También aquí, en nuestras ciudades vuelve la Semana Santa, tras dos años de pandemia. No es una atracción turística. No son unas vacaciones, aunque muchos las disfrutemos. Es, como dice el sacerdote y periodista Antonio Pelayo, “la vivencia del hecho más trascendental y extraordinario que ha vivido la Humanidad, que Dios escogiera un día ser un niño pobre en Belén y aceptara voluntariamente su Pasión e ignominiosa Muerte para resucitarnos a todos”.
Esta Semana Santa vuelven los pasos y los tronos, las imágenes que condensan lo mejor de nuestra cultura, de nuestra fe y de nuestra historia. Se escuchará la música más hermosa jamás escrita y se sentirá de nuevo la fe popular, esa que está enraizada en nuestros corazones y que ni la creciente y promovida secularización ha logrado borrar. Decenas de miles de cofrades volverán a salir a las calles y millones de ciudadanos, creyentes y no creyentes, verán desfilar las procesiones, con el silencio y la gravedad con que lo hacen en Castilla y León, o con ese fervor desbordante con que se hace en Andalucía. La fe del pueblo que cree, la fe del pueblo que siente, la fe del pueblo que mantiene viva una tradición contagiada de generación en generación. En silencio o escuchando saetas, “coplas disparadas a modo de flechazo contra el empedernido corazón de los fieles”, como escribió el padre de Antonio y Manuel Machado.
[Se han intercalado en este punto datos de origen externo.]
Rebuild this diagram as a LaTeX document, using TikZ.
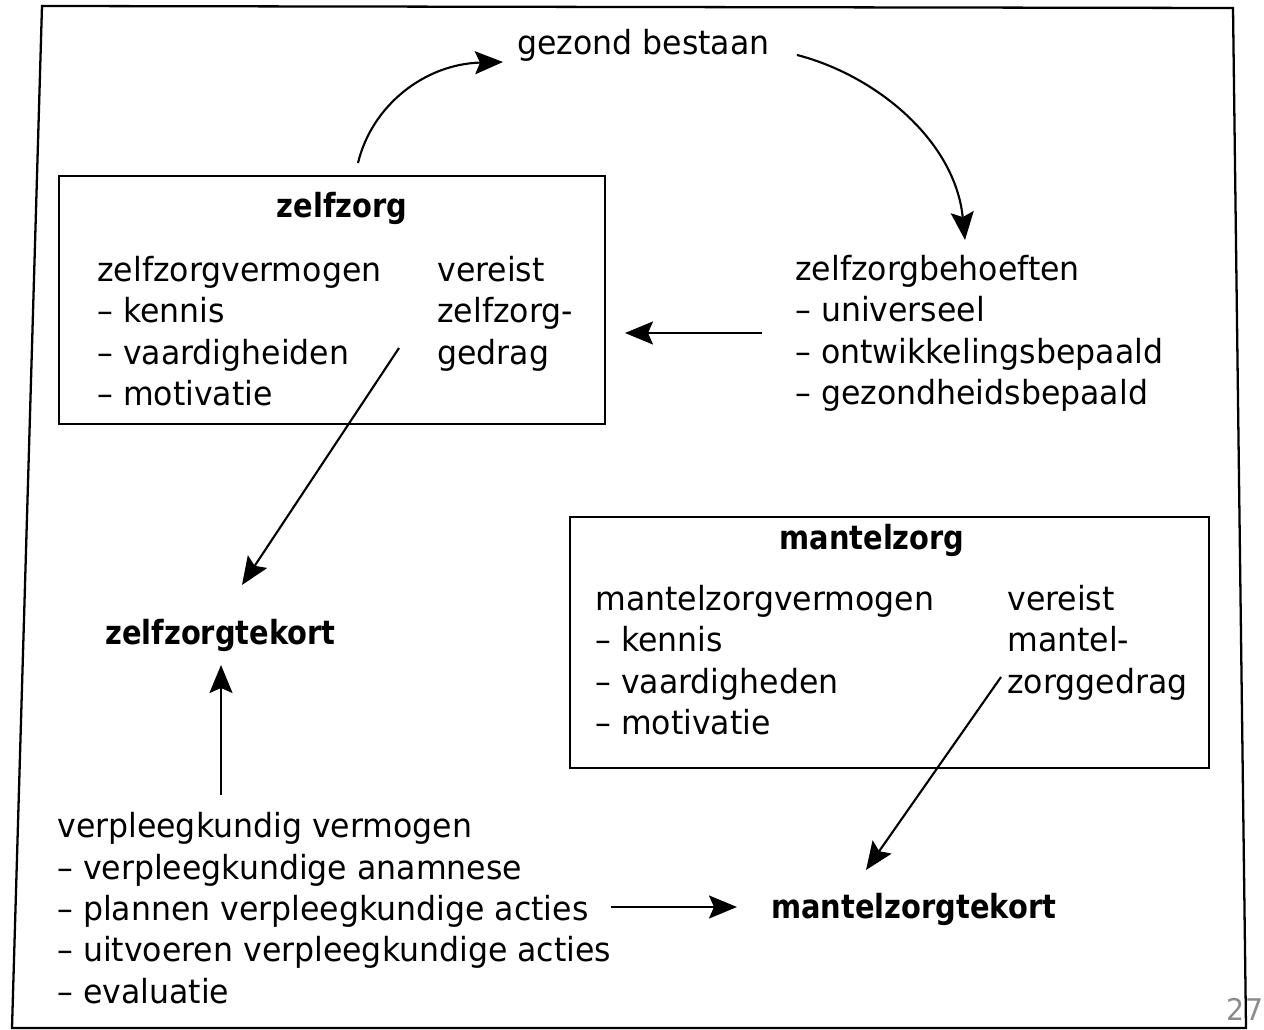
\documentclass[tikz,border=0pt]{standalone}
\usepackage{fontspec}
\setmainfont{DejaVu Sans}[FakeStretch=0.95]
\newfontfamily\bldfont{DejaVu Sans Bold}[FakeStretch=0.87]
\usetikzlibrary{arrows.meta}
\tikzset{
  txt/.style={inner sep=0pt, anchor=base west, align=left, font=\fontsize{18.9}{23.6}\selectfont},
  bld/.style={inner sep=0pt, font=\fontsize{18.9}{23.6}\selectfont\bldfont},
  boxed/.style={draw, line width=1.3pt, inner sep=0pt},
  arr/.style={line width=1.2pt, -{Stealth[length=0.56cm,width=0.46cm,inset=0.1cm]}},
}
\begin{document}
\begin{tikzpicture}[x=0.02cm,y=-0.02cm]
\useasboundingbox (0,0) rectangle (1264,1030);
\fill[white] (0,0) rectangle (1264,1030);
% outer frame
\draw[line width=1.3pt] (42,6) -- (1233,8) -- (1246,1028) -- (12,1028) -- cycle;
% boxes
\node[boxed, minimum width=10.92cm, minimum height=4.96cm] (zbox) at (332,300) {};
\node[boxed, minimum width=12.78cm, minimum height=5.02cm] (mbox) at (889.5,642.5) {};
% texts (base anchor = baseline of the last line)
\node[txt] (gezond) at (517,55) {gezond bestaan};
\node[bld, anchor=base] (zztitle) at (342,218) {zelfzorg};
\node[txt] (zzverm) at (97,405.8) {zelfzorgvermogen\\– kennis\\– vaardigheiden\\– motivatie};
\node[txt] (zzver) at (437,364.2) {vereist\\zelfzorg-\\gedrag};
\node[txt] (zzbeh) at (795,404.8) {zelfzorgbehoeften\\– universeel\\– ontwikkelingsbepaald\\– gezondheidsbepaald};
\node[bld, anchor=base west] (zztekort) at (105,644) {zelfzorgtekort};
\node[bld, anchor=base] (mztitle) at (872,549) {mantelzorg};
\node[txt] (mzverm) at (595,734.8) {mantelzorgvermogen\\– kennis\\– vaardigheden\\– motivatie};
\node[txt] (mzver) at (1007,693.2) {vereist\\mantel-\\zorggedrag};
\node[bld, anchor=base west] (mztekort) at (771,918) {mantelzorgtekort};
\node[txt] (vpl) at (57,1003.4) {verpleegkundig vermogen\\– verpleegkundige anamnese\\– plannen verpleegkundige acties\\– uitvoeren verpleegkundige acties\\– evaluatie};
\node[inner sep=0pt, text=black!45, font=\fontsize{17}{20}\selectfont] (page) at (1245,1009) {27};
% connector end points
\coordinate (a1s) at (358,163);
\coordinate (a1e) at (503,62);
\coordinate (a2s) at (797,55);
\coordinate (a2e) at (965,240);
\coordinate (a3s) at (762,333);
\coordinate (a3e) at (625,333);
\coordinate (a4s) at (399,348);
\coordinate (a4e) at (242,585);
\coordinate (a5s) at (221,795);
\coordinate (a5e) at (221,665);
\coordinate (a6s) at (1001,677);
\coordinate (a6e) at (866,870);
\coordinate (a7s) at (611,907);
\coordinate (a7e) at (737,907);
% connectors
\draw[arr] (a1s) .. controls (372,105) and (425,64) .. (a1e);
\draw[arr] (a2s) .. controls (875,75) and (955,140) .. (a2e);
\draw[arr] (a3s) -- (a3e);
\draw[arr] (a4s) -- (a4e);
\draw[arr] (a5s) -- (a5e);
\draw[arr] (a6s) -- (a6e);
\draw[arr] (a7s) -- (a7e);
\end{tikzpicture}
\end{document}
Se calcula que en España hay más de un millón de personas afiliadas a las más de diez mil cofradías y hermandades presentes en pueblos y ciudades. Ese es un muro de contención, un espacio evangelizador y una señal de compromiso frente a la secularización progresiva. Que un país se eche a la calle para contemplar los cientos de procesiones que van a recorrer sus ciudades no solo significa que las raíces siguen fuertes, sino que hay una necesidad de trascendencia y de esperanza. Tal vez hoy más que nunca. Habría que hacer mucho más para que esa espiritualidad latente no salga solo en la Semana Santa sino que de fruto de compromiso y entrega todo el año. La Iglesia tiene que salir a las periferias a buscar a los que buscan el abrazo de Dios.
La Pasión de Cristo es el misterio central de la fe cristiana, pero es también el mayor mensaje de Amor enviado a la humanidad. El del Dios que se hizo hombre para dar su vida por todos los hombres. Por los hombres que dudamos. “Ser hombre, decía José Luis Martín Descalzo, es solamente/ tener unas pocas certezas, /tres o cuatro. O tal vez una sola: la de saberse amado/ Saber que aunque la muerte fuera inútil/ alguien nos amará/ alguien del cielo o de la tierra”. La certeza de que podemos refugiarnos en el Cristo del Amor y del Perdón. La certeza de que vamos a ser acogidos.